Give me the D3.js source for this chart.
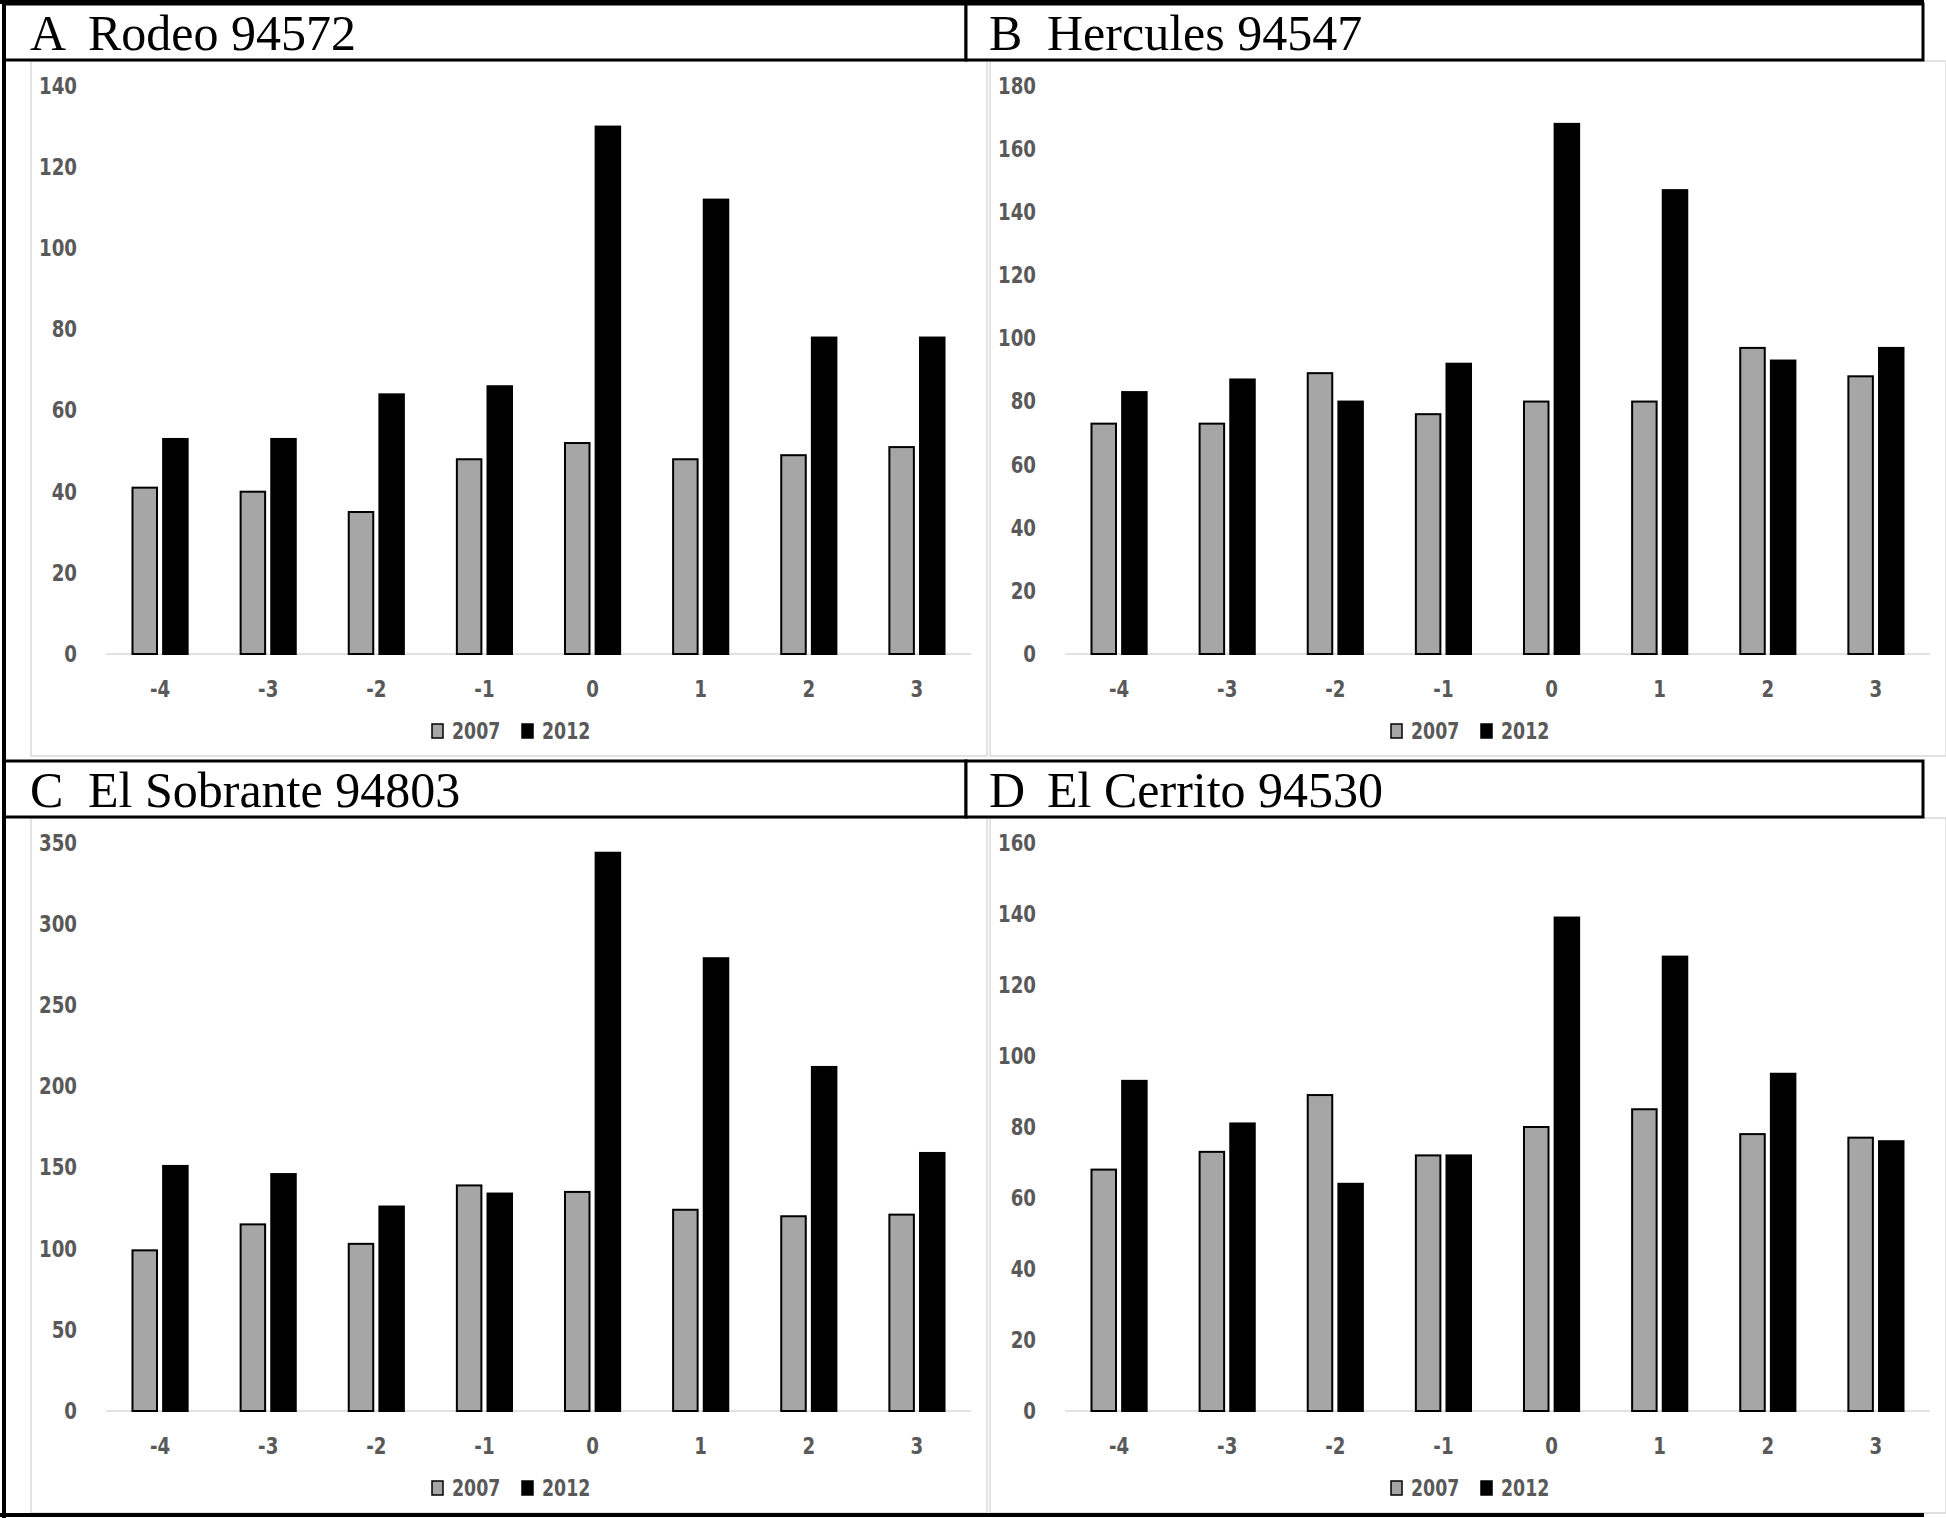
<!DOCTYPE html>
<html>
<head>
<meta charset="utf-8">
<script src="https://cdn.jsdelivr.net/npm/d3@7"></script>
<style>
  html, body { margin: 0; padding: 0; background: #fff; }
  svg { display: block; }
</style>
</head>
<body>
<svg id="chart" width="1946" height="1518"></svg>
<script>
// ---------- DATA ----------
const categories = ["-4", "-3", "-2", "-1", "0", "1", "2", "3"];
const seriesNames = ["2007", "2012"];

const rodeo2007 = [41, 40, 35, 48, 52, 48, 49, 51];
const rodeo2012 = [53, 53, 64, 66, 130, 112, 78, 78];
const rodeoTicks = [0, 20, 40, 60, 80, 100, 120, 140];

const hercules2007 = [73, 73, 89, 76, 80, 80, 97, 88];
const hercules2012 = [83, 87, 80, 92, 168, 147, 93, 97];
const herculesTicks = [0, 20, 40, 60, 80, 100, 120, 140, 160, 180];

const sobrante2007 = [99, 115, 103, 139, 135, 124, 120, 121];
const sobrante2012 = [151, 146, 126, 134, 344, 279, 212, 159];
const sobranteTicks = [0, 50, 100, 150, 200, 250, 300, 350];

const cerrito2007 = [68, 73, 89, 72, 80, 85, 78, 77];
const cerrito2012 = [93, 81, 64, 72, 139, 128, 95, 76];
const cerritoTicks = [0, 20, 40, 60, 80, 100, 120, 140, 160];

const panelLetters = ["A", "B", "C", "D"];
const panelNames = ["Rodeo 94572", "Hercules 94547", "El Sobrante 94803", "El Cerrito 94530"];

// ---------- DRAW ----------
const svg = d3.select("#chart");
const colors = { "2007": "#a6a6a6", "2012": "#000000" };
const tickFont = "'DejaVu Sans Condensed', 'Liberation Sans', sans-serif";
const serifFont = "'Liberation Serif', 'Times New Roman', serif";

const panels = [
  { letter: panelLetters[0], name: panelNames[0], s07: rodeo2007, s12: rodeo2012, ticks: rodeoTicks, dx: 0, dy: 0 },
  { letter: panelLetters[1], name: panelNames[1], s07: hercules2007, s12: hercules2012, ticks: herculesTicks, dx: 959, dy: 0 },
  { letter: panelLetters[2], name: panelNames[2], s07: sobrante2007, s12: sobrante2012, ticks: sobranteTicks, dx: 0, dy: 757 },
  { letter: panelLetters[3], name: panelNames[3], s07: cerrito2007, s12: cerrito2012, ticks: cerritoTicks, dx: 959, dy: 757 }
];

// light gray chart area borders
panels.forEach(p => {
  svg.append("rect")
    .attr("x", 31 + p.dx).attr("y", 61 + p.dy)
    .attr("width", 956).attr("height", 695)
    .attr("fill", "none").attr("stroke", "#d9d9d9").attr("stroke-width", 1.5);
});

panels.forEach(p => {
  const g = svg.append("g").attr("transform", `translate(${p.dx},${p.dy})`);
  const yMax = p.ticks[p.ticks.length - 1];
  const y = d3.scaleLinear().domain([0, yMax]).range([654, 86]);
  const x0 = d3.scaleBand().domain(categories).range([106, 971]).paddingInner(0.49).paddingOuter(0.245);
  const x1 = d3.scaleBand().domain(seriesNames).range([0, x0.bandwidth()]).paddingInner(0.2);

  // baseline
  g.append("line")
    .attr("x1", x0.range()[0]).attr("x2", x0.range()[1])
    .attr("y1", y(0)).attr("y2", y(0))
    .attr("stroke", "#d9d9d9").attr("stroke-width", 1.5);

  // y axis
  const yAxis = d3.axisLeft(y).tickValues(p.ticks).tickSize(0).tickPadding(0).tickFormat(d3.format("d"));
  const ya = g.append("g").attr("transform", "translate(77,0)").call(yAxis);
  ya.select(".domain").remove();
  ya.selectAll("text")
    .attr("x", 0)
    .attr("transform", "scale(0.88,1)")
    .attr("font-family", tickFont).attr("font-size", 23).attr("font-weight", "bold")
    .attr("fill", "#595959");

  // x axis
  const xAxis = d3.axisBottom(x0).tickSize(0).tickPadding(0);
  const xa = g.append("g").attr("transform", `translate(0,${y(0)})`).call(xAxis);
  xa.select(".domain").remove();
  xa.selectAll("text")
    .attr("y", 35).attr("dy", "0.35em")
    .attr("transform", "scale(0.88,1)")
    .attr("font-family", tickFont).attr("font-size", 23).attr("font-weight", "bold")
    .attr("fill", "#595959");

  // bars
  const rows = categories.map((c, i) => ({ cat: c, vals: [
    { s: "2007", v: p.s07[i] }, { s: "2012", v: p.s12[i] } ] }));
  const grp = g.selectAll("g.cat").data(rows).enter().append("g")
    .attr("class", "cat").attr("transform", d => `translate(${x0(d.cat)},0)`);
  grp.selectAll("rect").data(d => d.vals).enter().append("rect")
    .attr("x", d => x1(d.s))
    .attr("y", d => y(d.v))
    .attr("width", x1.bandwidth())
    .attr("height", d => y(0) - y(d.v))
    .attr("fill", d => colors[d.s])
    .attr("stroke", "#000").attr("stroke-width", 2);

  // legend
  const lg = g.append("g").attr("transform", "translate(432,731)");
  seriesNames.forEach((s, i) => {
    const lx = i * 90;
    lg.append("rect").attr("x", lx).attr("y", -7).attr("width", 11).attr("height", 14)
      .attr("fill", colors[s]).attr("stroke", "#000").attr("stroke-width", 1.5);
    lg.append("text")
      .attr("transform", `translate(${lx + 20},0) scale(0.84,1)`)
      .attr("dy", "0.36em")
      .attr("font-family", tickFont).attr("font-size", 23).attr("font-weight", "bold")
      .attr("fill", "#595959").text(s);
  });

  // title box
  const tx = p.dx === 0 ? 4 : 966;
  const tw = p.dx === 0 ? 962 : 957;
  svg.append("rect").attr("x", tx).attr("y", 4 + p.dy).attr("width", tw).attr("height", 56)
    .attr("fill", "#fff").attr("stroke", "#000").attr("stroke-width", 3);
  svg.append("text").attr("x", p.dx + 30).attr("y", 50 + p.dy)
    .attr("font-family", serifFont).attr("font-size", 50).attr("fill", "#000").text(p.letter);
  svg.append("text").attr("x", p.dx + 88).attr("y", 50 + p.dy)
    .attr("font-family", serifFont).attr("font-size", 50).attr("fill", "#000").text(p.name);
});

// outer frame lines
svg.append("line").attr("x1", 4).attr("x2", 4).attr("y1", 0).attr("y2", 1518).attr("stroke", "#000").attr("stroke-width", 4);
svg.append("line").attr("x1", 0).attr("x2", 1924).attr("y1", 2).attr("y2", 2).attr("stroke", "#000").attr("stroke-width", 4);
svg.append("line").attr("x1", 0).attr("x2", 1924).attr("y1", 1515).attr("y2", 1515).attr("stroke", "#000").attr("stroke-width", 4);
</script>
</body>
</html>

Task brief: Exclude the images and reproduce the remaining data exactly.

The response:
Give me the D3.js source for this chart.
<!DOCTYPE html>
<html>
<head>
<meta charset="utf-8">
<script src="https://cdn.jsdelivr.net/npm/d3@7"></script>
<style>
  html, body { margin: 0; padding: 0; background: #fff; }
  svg { display: block; }
</style>
</head>
<body>
<svg id="chart" width="1946" height="1518"></svg>
<script>
// ---------- DATA ----------
const categories = ["-4", "-3", "-2", "-1", "0", "1", "2", "3"];
const seriesNames = ["2007", "2012"];

const rodeo2007 = [41, 40, 35, 48, 52, 48, 49, 51];
const rodeo2012 = [53, 53, 64, 66, 130, 112, 78, 78];
const rodeoTicks = [0, 20, 40, 60, 80, 100, 120, 140];

const hercules2007 = [73, 73, 89, 76, 80, 80, 97, 88];
const hercules2012 = [83, 87, 80, 92, 168, 147, 93, 97];
const herculesTicks = [0, 20, 40, 60, 80, 100, 120, 140, 160, 180];

const sobrante2007 = [99, 115, 103, 139, 135, 124, 120, 121];
const sobrante2012 = [151, 146, 126, 134, 344, 279, 212, 159];
const sobranteTicks = [0, 50, 100, 150, 200, 250, 300, 350];

const cerrito2007 = [68, 73, 89, 72, 80, 85, 78, 77];
const cerrito2012 = [93, 81, 64, 72, 139, 128, 95, 76];
const cerritoTicks = [0, 20, 40, 60, 80, 100, 120, 140, 160];

const panelLetters = ["A", "B", "C", "D"];
const panelNames = ["Rodeo 94572", "Hercules 94547", "El Sobrante 94803", "El Cerrito 94530"];

// ---------- DRAW ----------
const svg = d3.select("#chart");
const colors = { "2007": "#a6a6a6", "2012": "#000000" };
const tickFont = "'DejaVu Sans Condensed', 'Liberation Sans', sans-serif";
const serifFont = "'Liberation Serif', 'Times New Roman', serif";

const panels = [
  { letter: panelLetters[0], name: panelNames[0], s07: rodeo2007, s12: rodeo2012, ticks: rodeoTicks, dx: 0, dy: 0 },
  { letter: panelLetters[1], name: panelNames[1], s07: hercules2007, s12: hercules2012, ticks: herculesTicks, dx: 959, dy: 0 },
  { letter: panelLetters[2], name: panelNames[2], s07: sobrante2007, s12: sobrante2012, ticks: sobranteTicks, dx: 0, dy: 757 },
  { letter: panelLetters[3], name: panelNames[3], s07: cerrito2007, s12: cerrito2012, ticks: cerritoTicks, dx: 959, dy: 757 }
];

// light gray chart area borders
panels.forEach(p => {
  svg.append("rect")
    .attr("x", 31 + p.dx).attr("y", 61 + p.dy)
    .attr("width", 956).attr("height", 695)
    .attr("fill", "none").attr("stroke", "#d9d9d9").attr("stroke-width", 1.5);
});

panels.forEach(p => {
  const g = svg.append("g").attr("transform", `translate(${p.dx},${p.dy})`);
  const yMax = p.ticks[p.ticks.length - 1];
  const y = d3.scaleLinear().domain([0, yMax]).range([654, 86]);
  const x0 = d3.scaleBand().domain(categories).range([106, 971]).paddingInner(0.49).paddingOuter(0.245);
  const x1 = d3.scaleBand().domain(seriesNames).range([0, x0.bandwidth()]).paddingInner(0.2);

  // baseline
  g.append("line")
    .attr("x1", x0.range()[0]).attr("x2", x0.range()[1])
    .attr("y1", y(0)).attr("y2", y(0))
    .attr("stroke", "#d9d9d9").attr("stroke-width", 1.5);

  // y axis
  const yAxis = d3.axisLeft(y).tickValues(p.ticks).tickSize(0).tickPadding(0).tickFormat(d3.format("d"));
  const ya = g.append("g").attr("transform", "translate(77,0)").call(yAxis);
  ya.select(".domain").remove();
  ya.selectAll("text")
    .attr("x", 0)
    .attr("transform", "scale(0.88,1)")
    .attr("font-family", tickFont).attr("font-size", 23).attr("font-weight", "bold")
    .attr("fill", "#595959");

  // x axis
  const xAxis = d3.axisBottom(x0).tickSize(0).tickPadding(0);
  const xa = g.append("g").attr("transform", `translate(0,${y(0)})`).call(xAxis);
  xa.select(".domain").remove();
  xa.selectAll("text")
    .attr("y", 35).attr("dy", "0.35em")
    .attr("transform", "scale(0.88,1)")
    .attr("font-family", tickFont).attr("font-size", 23).attr("font-weight", "bold")
    .attr("fill", "#595959");

  // bars
  const rows = categories.map((c, i) => ({ cat: c, vals: [
    { s: "2007", v: p.s07[i] }, { s: "2012", v: p.s12[i] } ] }));
  const grp = g.selectAll("g.cat").data(rows).enter().append("g")
    .attr("class", "cat").attr("transform", d => `translate(${x0(d.cat)},0)`);
  grp.selectAll("rect").data(d => d.vals).enter().append("rect")
    .attr("x", d => x1(d.s))
    .attr("y", d => y(d.v))
    .attr("width", x1.bandwidth())
    .attr("height", d => y(0) - y(d.v))
    .attr("fill", d => colors[d.s])
    .attr("stroke", "#000").attr("stroke-width", 2);

  // legend
  const lg = g.append("g").attr("transform", "translate(432,731)");
  seriesNames.forEach((s, i) => {
    const lx = i * 90;
    lg.append("rect").attr("x", lx).attr("y", -7).attr("width", 11).attr("height", 14)
      .attr("fill", colors[s]).attr("stroke", "#000").attr("stroke-width", 1.5);
    lg.append("text")
      .attr("transform", `translate(${lx + 20},0) scale(0.84,1)`)
      .attr("dy", "0.36em")
      .attr("font-family", tickFont).attr("font-size", 23).attr("font-weight", "bold")
      .attr("fill", "#595959").text(s);
  });

  // title box
  const tx = p.dx === 0 ? 4 : 966;
  const tw = p.dx === 0 ? 962 : 957;
  svg.append("rect").attr("x", tx).attr("y", 4 + p.dy).attr("width", tw).attr("height", 56)
    .attr("fill", "#fff").attr("stroke", "#000").attr("stroke-width", 3);
  svg.append("text").attr("x", p.dx + 30).attr("y", 50 + p.dy)
    .attr("font-family", serifFont).attr("font-size", 50).attr("fill", "#000").text(p.letter);
  svg.append("text").attr("x", p.dx + 88).attr("y", 50 + p.dy)
    .attr("font-family", serifFont).attr("font-size", 50).attr("fill", "#000").text(p.name);
});

// outer frame lines
svg.append("line").attr("x1", 4).attr("x2", 4).attr("y1", 0).attr("y2", 1518).attr("stroke", "#000").attr("stroke-width", 4);
svg.append("line").attr("x1", 0).attr("x2", 1924).attr("y1", 2).attr("y2", 2).attr("stroke", "#000").attr("stroke-width", 4);
svg.append("line").attr("x1", 0).attr("x2", 1924).attr("y1", 1515).attr("y2", 1515).attr("stroke", "#000").attr("stroke-width", 4);
</script>
</body>
</html>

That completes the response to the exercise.